Description of problem: Jenkins pods fail to start with Multi-Attach error or Network plugin error We can see Multi-attach errors similar to: 33m 33m 1 jenkins-1-fxthx Pod Warning FailedAttachVolume attachdetach Multi-Attach error for volume "pvc-5133bd2f-1874-11e8-a099-02d7377a4b17" Volume is already exclusively attached to one node and can't be attached to another And NetworkPlugin errors: 2m 2m 1 jenkins-slave-pt8tt-77tsn Pod Warning FailedCreatePodSandBox kubelet, ip-172-31-68-243.us-east-2.compute.internal Failed create pod sandbox: rpc error: code = 2 desc = NetworkPlugin cni failed to set up pod "jenkins-slave-pt8tt-77tsn_akonarde-jenkins" network: CNI request failed with status 400: 'failed to Statfs "/proc/78228/ns/net": no such file or directory Pod Version-Release number of selected component (if applicable): v3.6.0 How reproducible: Always Steps to Reproduce: 1. Log in to OpenShift.io 2. Start a build pipeline (This tries to start pods on starter-us-east-2) 3. Check Failed bringups for Jenkins pods Actual results: Failures in Pod startup, as listed above Expected results: Pods should start without failures and be able to communicate through the Jenkins service Additional info:
Created attachment 1399845 [details] YAML for pod that fails to start Attached YAML for Jenkins pod that fails to start Error in events: 1h 1h 1 jenkins-1-fxthx Pod Warning FailedAttachVolume attachdetach Multi-Attach error for volume "pvc-5133bd2f-1874-11e8-a099-02d7377a4b17" Volume is already exclusively attached to one node and can't be attached to another
Here is a reproducer with two running pods. Jenkins pod cannot talk to the content-repository pod through it's service on the internal network. I can however reach the content-repository pod through it's route which is tied to that same service. Namespace: ldimaggi-osiotest2-jenkins po/jenkins-1-wq85z Node: ip-172-31-67-10.us-east-2.compute.internal PodIP: 10.129.98.130 po/content-repository-1-4f9zx Node: ip-172-31-67-252.us-east-2.compute.internal PodIP: 10.129.0.84 svc/content-repository 172.30.210.244 <none> 80/TCP # oc -n ldimaggi-osiotest2-jenkins rsh po/jenkins-1-wq85z sh-4.2$ curl -v http://content-repository * About to connect() to content-repository port 80 (#0) * Trying 172.30.210.244... * No route to host * Failed connect to content-repository:80; No route to host * Closing connection 0 curl: (7) Failed connect to content-repository:80; No route to host
This is the bug that we eventually decided was because of idling, right?

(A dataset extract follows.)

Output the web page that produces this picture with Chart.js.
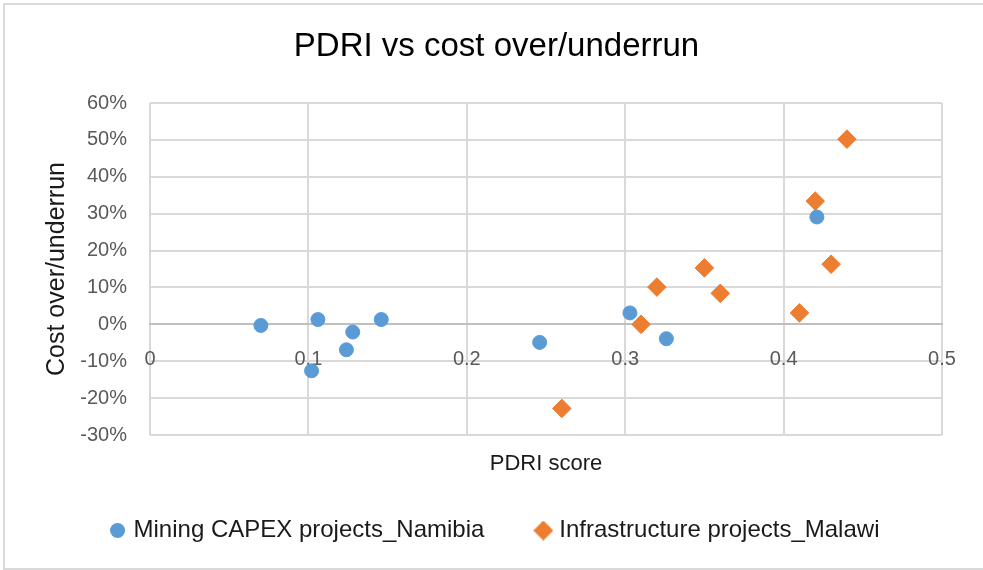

Yes assigning to Ben Bennett. Ben, Solly Ross, and the openshift.io team are going to have to figure out how their custom idle/unidler managed to deadlock the node.
Around 12:15PM UTC on Wed 7 we noticed 100s of pods getting evicted. Looking at logs there appear to have been about 40 nodes that got into a NotReady state and began evicting pods. Attached above is the node logs from one of them. Around 12:17 it appears the node started failing to connect to internal resources such as the api. This seems highly similar to the sort of network issues we're also seeing with pods & services.
Can't reproduce this and I haven't seen it since. The idler is changing completely in 3.11 so should not be able to do anything like this.